While hitting the ALU just for `sub` might be an extra step, doesn't hitting RAM make that a drop in the bucket? (`sub` may account for less than 1%?) Or is there some caching going on, so RAM may be updated in the background?

(I'm not an assembly programmer; very ignorant of what's happening.)

4 comments

It's a lot smaller (1 byte vs 6), which means less space spent in the cache and decoder, reducing cache misses and decode bandwidth. The x86 also has a dedicated "stack engine" since the Pentium M (but not suprisingly, absent in NetBurst), which contains an adder and copy of the stack pointer to handle push/pop operations. This is faster than using the general-purpose ALUs and memory read/write ports, and also frees those up for use by other non-stack instructions. On the other hand, it means reading/writing the stack pointer explicitly between implicit stack operations incurs a little extra latency to get the values between the stack engine and "real" ESP register synchronised.

Memory reads/writes do take a few more cycles to complete, but since this is a write, the CPU can continue on with other non-dependent instructions following it. All the above information assumes a CPU based on P6 and its successors (Core, Nehalem, Sandy Bridge, Ivy Bridge, Haswell, etc.); NetBurst and Atom are very different.

Linus also has some interesting things to say about using the dedicated stack instructions: http://yarchive.net/comp/linux/pop_instruction_speed.html

Somewhat amusingly, GCC was well known to generate the explicit sub/mov instructions by default, while most other x86 C compilers I knew of, including MSVC and ICC, would always use push.

Thanks to you and awhitworth! Very interesting stuff, kept me reading. (And soon searching to understand some of the ideas. And thinking of Linus's puzzle about `call` being faster than a `push` before a jump. Seems to be one of those cases where higher-level abstractions can be optimized better than lower-level ones.
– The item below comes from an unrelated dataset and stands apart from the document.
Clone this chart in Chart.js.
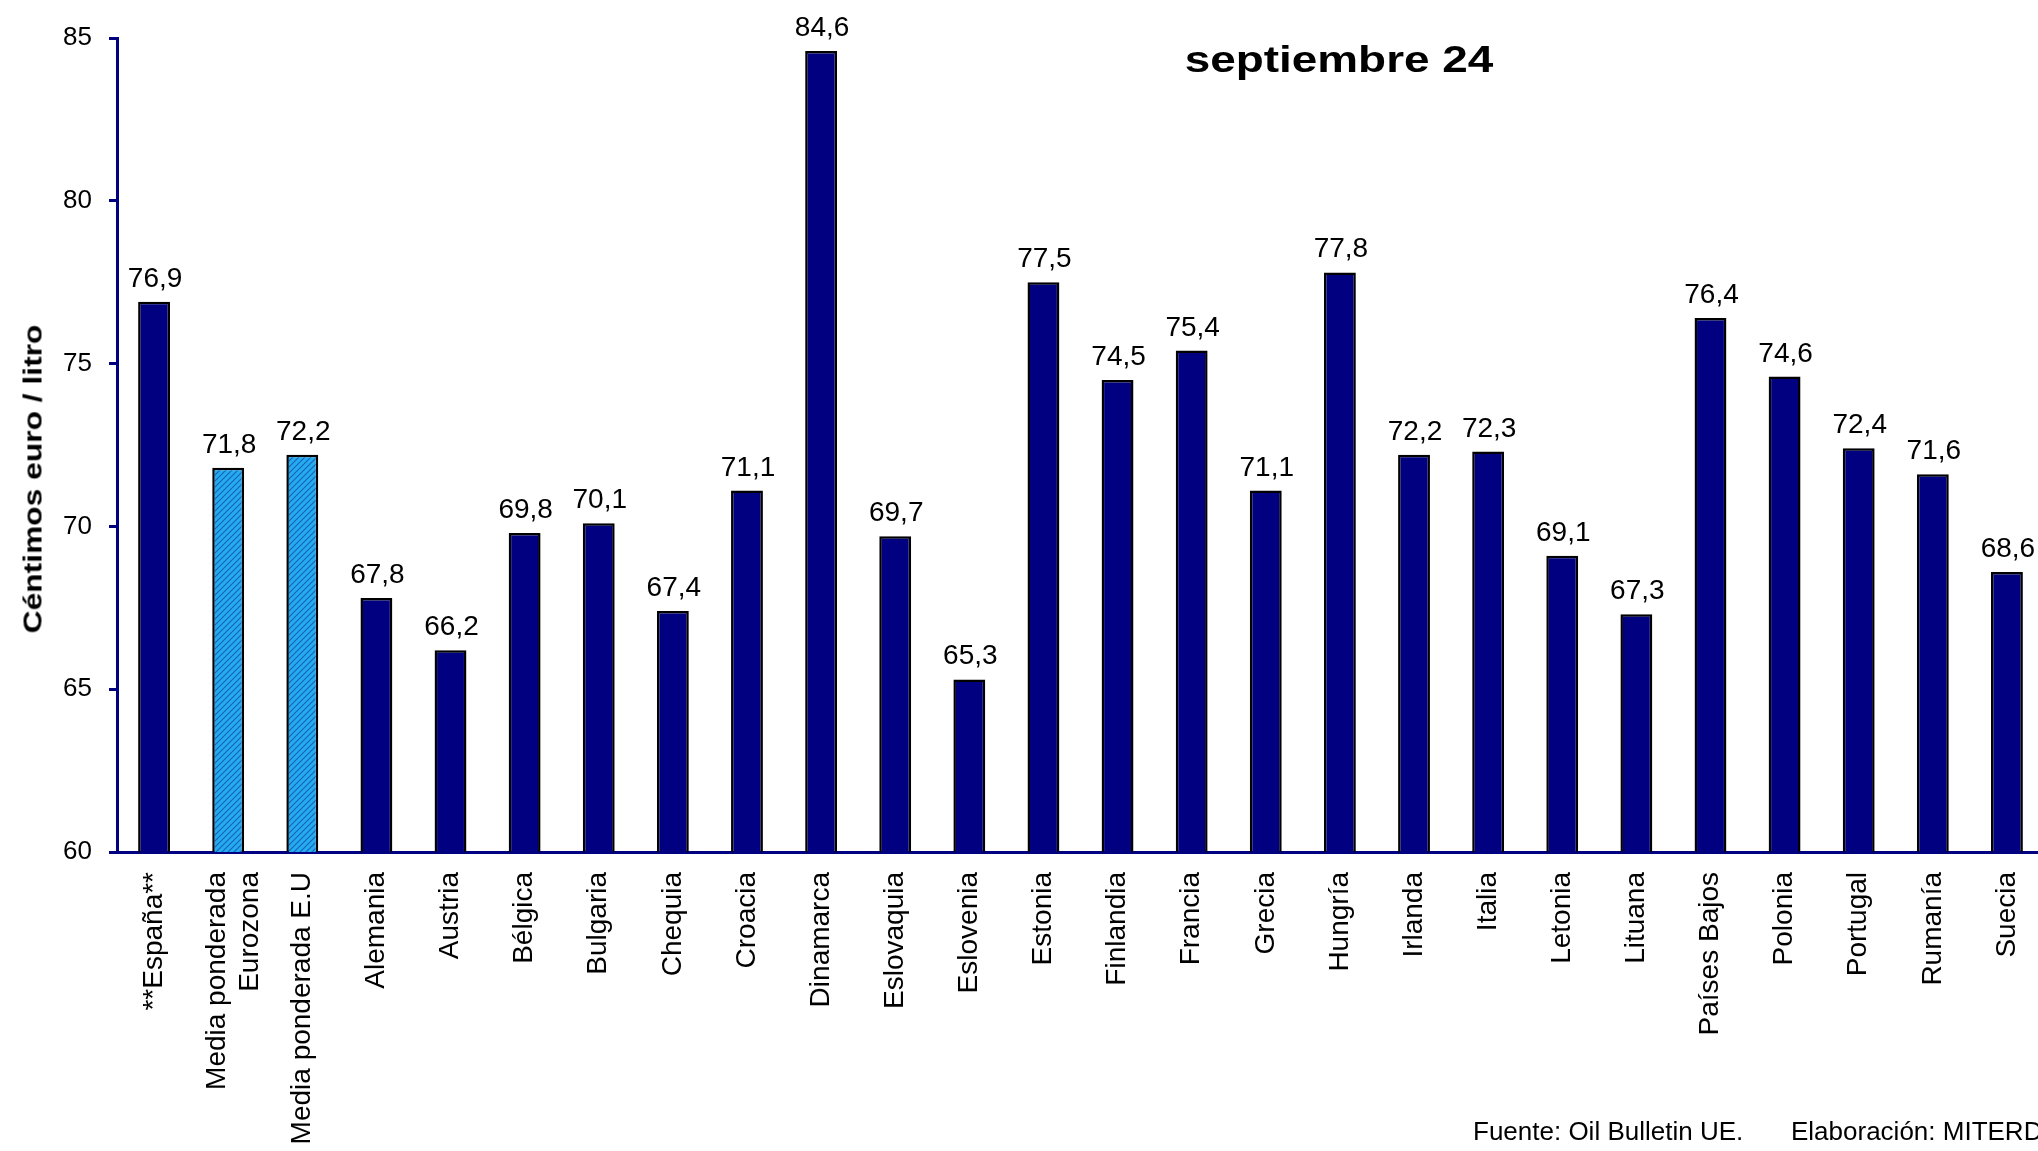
<!DOCTYPE html>
<html lang="es">
<head>
<meta charset="utf-8">
<title>septiembre 24</title>
<script src="https://cdn.jsdelivr.net/npm/chart.js@4.4.1/dist/chart.umd.min.js"></script>
<style>
  html, body { margin: 0; padding: 0; overflow: hidden; background: #fff; }
  #wrap { position: relative; width: 2044px; height: 1151px; }
  .txt { position: absolute; font-family: 'Liberation Sans', Arial, sans-serif; color: #000; white-space: nowrap; }
  #title { left: 1339px; top: 60px; font-size: 37px; font-weight: bold; transform: translate(-50%, -50%) scaleX(1.24); }
  #ytitle { left: 33px; top: 479px; font-size: 25px; font-weight: bold; transform: translate(-50%, -50%) rotate(-90deg) scaleX(1.27); }
  .foot { top: 1116px; font-size: 26px; line-height: 30px; }
</style>
</head>
<body>
<div id="wrap">
  <canvas id="chart"></canvas>
  <div id="title" class="txt">septiembre 24</div>
  <div id="ytitle" class="txt">Céntimos euro / litro</div>
  <div class="txt foot" style="left:1473px">Fuente: Oil Bulletin UE.</div>
  <div class="txt foot" style="left:1791px">Elaboración: MITERD</div>
</div>
<script>
const categories = [
  '**España**', ['Media ponderada', 'Eurozona'], 'Media ponderada E.U', 'Alemania', 'Austria',
  'Bélgica', 'Bulgaria', 'Chequia', 'Croacia', 'Dinamarca', 'Eslovaquia', 'Eslovenia',
  'Estonia', 'Finlandia', 'Francia', 'Grecia', 'Hungría', 'Irlanda', 'Italia', 'Letonia',
  'Lituana', 'Países Bajos', 'Polonia', 'Portugal', 'Rumanía', 'Suecia',
];
const prices = [
  76.9, 71.8, 72.2, 67.8, 66.2, 69.8, 70.1, 67.4, 71.1, 84.6, 69.7, 65.3,
  77.5, 74.5, 75.4, 71.1, 77.8, 72.2, 72.3, 69.1, 67.3, 76.4, 74.6, 72.4, 71.6, 68.6,
];
const yTicks = [60, 65, 70, 75, 80, 85];

const FONT = "'Liberation Sans', Arial, sans-serif";
const NAVY = '#000080';

function makeHatch() {
  const c = document.createElement('canvas');
  c.width = 6;
  c.height = 6;
  const g = c.getContext('2d');
  g.fillStyle = '#25abf2';
  g.fillRect(0, 0, 6, 6);
  g.strokeStyle = '#1763b5';
  g.lineWidth = 1.1;
  g.beginPath();
  g.moveTo(0, 6); g.lineTo(6, 0);
  g.moveTo(-3, 3); g.lineTo(3, -3);
  g.moveTo(3, 9); g.lineTo(9, 3);
  g.stroke();
  return g.createPattern(c, 'repeat');
}
const hatch = makeHatch();

const isAverage = (i) => Array.isArray(categories[i]) || String(categories[i]).startsWith('Media');

const valueLabels = {
  id: 'valueLabels',
  afterDatasetsDraw(chart) {
    const { ctx } = chart;
    const meta = chart.getDatasetMeta(0);
    ctx.save();
    ctx.font = `28px ${FONT}`;
    ctx.fillStyle = '#000';
    ctx.textAlign = 'center';
    ctx.textBaseline = 'alphabetic';
    meta.data.forEach((bar, i) => {
      ctx.fillText(prices[i].toFixed(1).replace('.', ','), bar.x + 1, bar.y - 15);
    });
    ctx.restore();
  },
};

// centre two-line tick labels on their bar
const centerMultiline = {
  id: 'centerMultiline',
  beforeDraw(chart) {
    const items = chart.scales.x.getLabelItems();
    items.forEach((it, i) => {
      if (Array.isArray(categories[i]) && !it.shifted) {
        it.options.translation[0] -= 11;
        it.shifted = true;
      }
    });
  },
};

new Chart(document.getElementById('chart'), {
  type: 'bar',
  data: {
    labels: categories,
    datasets: [{
      data: prices,
      backgroundColor: (c) => (isAverage(c.dataIndex) ? hatch : NAVY),
      borderColor: '#000',
      borderWidth: 2.5,
      barPercentage: 0.43,
      categoryPercentage: 1,
    }],
  },
  options: {
    responsive: true,
    maintainAspectRatio: false,
    animation: false,
    layout: { padding: { top: 38, left: 0, right: 0, bottom: 0 } },
    plugins: {
      legend: { display: false },
      tooltip: { enabled: false },
    },
    scales: {
      x: {
        grid: { display: false },
        border: { display: true, color: NAVY, width: 3 },
        ticks: {
          minRotation: 90,
          maxRotation: 90,
          autoSkip: false,
          padding: 12,
          color: '#000',
          font: { family: FONT, size: 28 },
        },
        afterFit(scale) {
          scale.height = 299;
          scale.paddingLeft = 0;
          scale.paddingRight = 0;
        },
      },
      y: {
        min: yTicks[0],
        max: yTicks[yTicks.length - 1],
        afterBuildTicks(scale) { scale.ticks = yTicks.map((v) => ({ value: v })); },
        grid: {
          drawOnChartArea: false,
          drawTicks: true,
          tickLength: 8,
          color: NAVY,
          lineWidth: 3,
        },
        border: { display: true, color: NAVY, width: 3 },
        ticks: {
          padding: 17,
          color: '#000',
          font: { family: FONT, size: 26 },
          callback: (v) => String(v),
        },
        afterFit(scale) { scale.width = 117; },
      },
    },
  },
  plugins: [valueLabels, centerMultiline],
});
</script>
</body>
</html>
I suppose because lower-level ones are too general-purpose, while higher-level ones are constrained.)
I don't know exactly why, but I have some theories. First, the two instructions you list there aren't parallelizable, because you have a write to ESP and then a read from it, so the first instruction needs to complete first (or, get far enough in the pipeline for the partial result to be usable). This is almost certainly going to cause some stalls.

Beyond that, the best explanations I've seen are that the push/pop instructions are "optimized" in some way. I don't know if that means they are more optimized than just making the inc/read pair on the ESP atomic so it doesn't stall or if there is more to it.

It is quite hard to envision a scenario where the current stack frame wasn't in any cache level.
Ah ok, it has something to do with caching. So the cost of `sub` can be noticeable. Thanks!
It's about dependency chains (and fewer bytes, easier decoding, and fewer µops). The OOO core can do more if it has more (but shorter) dependency chains to work with.

http://www.agner.org/optimize/microarchitecture.pdf

§7.7.